#### Rows

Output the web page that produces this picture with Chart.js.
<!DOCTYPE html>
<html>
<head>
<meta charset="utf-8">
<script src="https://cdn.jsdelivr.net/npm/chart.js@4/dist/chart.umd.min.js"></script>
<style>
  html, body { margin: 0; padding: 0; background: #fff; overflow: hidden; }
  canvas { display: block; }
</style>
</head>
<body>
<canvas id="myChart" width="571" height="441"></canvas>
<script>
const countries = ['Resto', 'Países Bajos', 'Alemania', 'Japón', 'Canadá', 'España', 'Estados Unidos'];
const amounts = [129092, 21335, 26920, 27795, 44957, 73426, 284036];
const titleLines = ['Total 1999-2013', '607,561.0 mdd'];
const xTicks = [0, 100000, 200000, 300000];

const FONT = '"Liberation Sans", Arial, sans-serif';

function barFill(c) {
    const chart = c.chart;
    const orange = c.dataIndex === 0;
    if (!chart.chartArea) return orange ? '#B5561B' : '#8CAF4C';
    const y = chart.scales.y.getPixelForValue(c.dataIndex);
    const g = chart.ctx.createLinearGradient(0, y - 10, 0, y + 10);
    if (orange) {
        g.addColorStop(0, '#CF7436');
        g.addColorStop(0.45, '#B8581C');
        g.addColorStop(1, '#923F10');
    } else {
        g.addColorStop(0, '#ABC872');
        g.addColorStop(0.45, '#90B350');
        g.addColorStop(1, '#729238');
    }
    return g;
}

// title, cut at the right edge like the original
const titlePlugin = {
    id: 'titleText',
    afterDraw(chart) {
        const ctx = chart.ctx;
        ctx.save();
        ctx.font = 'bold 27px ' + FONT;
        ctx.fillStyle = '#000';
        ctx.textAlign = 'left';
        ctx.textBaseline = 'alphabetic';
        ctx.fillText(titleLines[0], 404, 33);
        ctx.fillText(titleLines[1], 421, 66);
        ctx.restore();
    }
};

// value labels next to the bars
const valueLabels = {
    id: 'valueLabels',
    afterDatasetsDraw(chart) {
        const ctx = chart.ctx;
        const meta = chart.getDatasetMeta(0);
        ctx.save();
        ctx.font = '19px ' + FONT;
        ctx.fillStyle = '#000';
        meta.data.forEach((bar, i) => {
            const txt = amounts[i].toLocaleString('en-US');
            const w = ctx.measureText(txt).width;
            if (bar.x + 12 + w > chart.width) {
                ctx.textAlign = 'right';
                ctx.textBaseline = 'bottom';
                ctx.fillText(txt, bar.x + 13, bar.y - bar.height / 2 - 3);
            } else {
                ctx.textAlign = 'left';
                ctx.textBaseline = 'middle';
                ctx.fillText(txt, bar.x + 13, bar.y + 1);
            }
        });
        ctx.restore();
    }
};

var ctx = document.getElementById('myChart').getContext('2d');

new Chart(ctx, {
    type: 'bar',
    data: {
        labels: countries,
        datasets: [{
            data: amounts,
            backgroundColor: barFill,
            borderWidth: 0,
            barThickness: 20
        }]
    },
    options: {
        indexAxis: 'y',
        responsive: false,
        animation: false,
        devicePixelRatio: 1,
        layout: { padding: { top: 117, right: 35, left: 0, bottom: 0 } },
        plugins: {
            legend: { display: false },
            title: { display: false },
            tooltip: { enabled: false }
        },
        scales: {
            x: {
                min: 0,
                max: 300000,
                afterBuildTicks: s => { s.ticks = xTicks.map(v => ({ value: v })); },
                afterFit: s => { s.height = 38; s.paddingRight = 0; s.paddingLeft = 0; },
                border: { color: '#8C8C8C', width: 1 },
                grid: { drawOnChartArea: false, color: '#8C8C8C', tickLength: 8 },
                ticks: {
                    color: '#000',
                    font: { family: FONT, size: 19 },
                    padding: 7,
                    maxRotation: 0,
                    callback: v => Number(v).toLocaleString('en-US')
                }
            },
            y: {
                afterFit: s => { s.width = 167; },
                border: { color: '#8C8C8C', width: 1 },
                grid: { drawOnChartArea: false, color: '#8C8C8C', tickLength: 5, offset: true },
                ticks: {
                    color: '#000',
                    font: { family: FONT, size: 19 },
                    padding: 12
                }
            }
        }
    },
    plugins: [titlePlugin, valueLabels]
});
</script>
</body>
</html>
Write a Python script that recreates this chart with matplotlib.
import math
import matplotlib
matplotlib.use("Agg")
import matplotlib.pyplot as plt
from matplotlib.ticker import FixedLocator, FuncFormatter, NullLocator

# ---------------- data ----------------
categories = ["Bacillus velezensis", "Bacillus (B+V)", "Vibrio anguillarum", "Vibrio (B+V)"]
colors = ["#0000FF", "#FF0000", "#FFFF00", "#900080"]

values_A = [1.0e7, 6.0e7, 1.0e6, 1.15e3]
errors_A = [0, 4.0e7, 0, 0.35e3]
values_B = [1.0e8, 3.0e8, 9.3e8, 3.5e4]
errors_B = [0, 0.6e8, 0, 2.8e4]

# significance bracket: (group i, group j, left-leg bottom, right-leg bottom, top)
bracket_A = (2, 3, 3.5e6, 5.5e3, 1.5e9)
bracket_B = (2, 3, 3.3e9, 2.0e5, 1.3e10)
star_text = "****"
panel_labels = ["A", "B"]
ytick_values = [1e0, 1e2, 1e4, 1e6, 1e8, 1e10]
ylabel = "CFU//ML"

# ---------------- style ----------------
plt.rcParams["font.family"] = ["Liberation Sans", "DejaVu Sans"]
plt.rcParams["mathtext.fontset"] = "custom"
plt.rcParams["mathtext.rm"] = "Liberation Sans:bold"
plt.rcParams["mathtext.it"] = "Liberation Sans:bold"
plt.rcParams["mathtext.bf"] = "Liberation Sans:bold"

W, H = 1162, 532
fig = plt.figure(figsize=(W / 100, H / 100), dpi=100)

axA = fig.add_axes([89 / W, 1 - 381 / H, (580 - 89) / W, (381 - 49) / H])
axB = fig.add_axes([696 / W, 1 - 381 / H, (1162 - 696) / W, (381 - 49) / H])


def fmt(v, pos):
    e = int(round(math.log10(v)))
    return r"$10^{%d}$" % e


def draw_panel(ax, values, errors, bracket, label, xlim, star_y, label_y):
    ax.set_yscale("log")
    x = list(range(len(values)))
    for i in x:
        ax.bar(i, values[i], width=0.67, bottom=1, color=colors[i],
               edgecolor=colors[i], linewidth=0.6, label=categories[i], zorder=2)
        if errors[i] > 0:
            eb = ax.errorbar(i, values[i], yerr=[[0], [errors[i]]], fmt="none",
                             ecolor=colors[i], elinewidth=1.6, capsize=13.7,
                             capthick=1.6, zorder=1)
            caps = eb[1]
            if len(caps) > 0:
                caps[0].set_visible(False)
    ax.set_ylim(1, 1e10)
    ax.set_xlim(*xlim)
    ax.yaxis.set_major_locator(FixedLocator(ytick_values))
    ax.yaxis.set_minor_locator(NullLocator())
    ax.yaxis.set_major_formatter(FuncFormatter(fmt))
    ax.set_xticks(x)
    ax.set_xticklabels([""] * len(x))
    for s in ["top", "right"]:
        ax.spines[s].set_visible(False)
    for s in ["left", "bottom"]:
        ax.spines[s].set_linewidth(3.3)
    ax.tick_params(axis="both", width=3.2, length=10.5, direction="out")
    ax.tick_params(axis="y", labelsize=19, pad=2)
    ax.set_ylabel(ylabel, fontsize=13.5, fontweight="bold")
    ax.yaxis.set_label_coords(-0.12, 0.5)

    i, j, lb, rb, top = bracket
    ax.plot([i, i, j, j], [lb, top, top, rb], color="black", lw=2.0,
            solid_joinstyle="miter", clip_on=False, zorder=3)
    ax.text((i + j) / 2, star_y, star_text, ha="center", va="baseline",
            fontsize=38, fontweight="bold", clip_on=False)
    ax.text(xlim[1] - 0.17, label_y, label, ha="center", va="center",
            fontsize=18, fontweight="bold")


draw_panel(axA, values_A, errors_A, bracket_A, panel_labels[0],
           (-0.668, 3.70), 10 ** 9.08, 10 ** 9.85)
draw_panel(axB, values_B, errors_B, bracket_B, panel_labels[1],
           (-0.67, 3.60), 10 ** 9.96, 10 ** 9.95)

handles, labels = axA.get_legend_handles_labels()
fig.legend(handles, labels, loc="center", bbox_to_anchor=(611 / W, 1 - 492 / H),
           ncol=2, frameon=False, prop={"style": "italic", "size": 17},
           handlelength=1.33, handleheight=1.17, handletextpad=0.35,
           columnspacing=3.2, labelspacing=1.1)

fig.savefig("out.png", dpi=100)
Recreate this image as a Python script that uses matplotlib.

########

> **Given instruction**: Give back, word for word, each line from the one containing "Write a Python" down to the one containing "fig = plt.figure(figsize=(W", including those two lines.

> **Result of the task**:
Write a Python script that recreates this chart with matplotlib.
import math
import matplotlib
matplotlib.use("Agg")
import matplotlib.pyplot as plt
from matplotlib.ticker import FixedLocator, FuncFormatter, NullLocator

# ---------------- data ----------------
categories = ["Bacillus velezensis", "Bacillus (B+V)", "Vibrio anguillarum", "Vibrio (B+V)"]
colors = ["#0000FF", "#FF0000", "#FFFF00", "#900080"]

values_A = [1.0e7, 6.0e7, 1.0e6, 1.15e3]
errors_A = [0, 4.0e7, 0, 0.35e3]
values_B = [1.0e8, 3.0e8, 9.3e8, 3.5e4]
errors_B = [0, 0.6e8, 0, 2.8e4]

# significance bracket: (group i, group j, left-leg bottom, right-leg bottom, top)
bracket_A = (2, 3, 3.5e6, 5.5e3, 1.5e9)
bracket_B = (2, 3, 3.3e9, 2.0e5, 1.3e10)
star_text = "****"
panel_labels = ["A", "B"]
ytick_values = [1e0, 1e2, 1e4, 1e6, 1e8, 1e10]
ylabel = "CFU//ML"

# ---------------- style ----------------
plt.rcParams["font.family"] = ["Liberation Sans", "DejaVu Sans"]
plt.rcParams["mathtext.fontset"] = "custom"
plt.rcParams["mathtext.rm"] = "Liberation Sans:bold"
plt.rcParams["mathtext.it"] = "Liberation Sans:bold"
plt.rcParams["mathtext.bf"] = "Liberation Sans:bold"

W, H = 1162, 532
fig = plt.figure(figsize=(W / 100, H / 100), dpi=100)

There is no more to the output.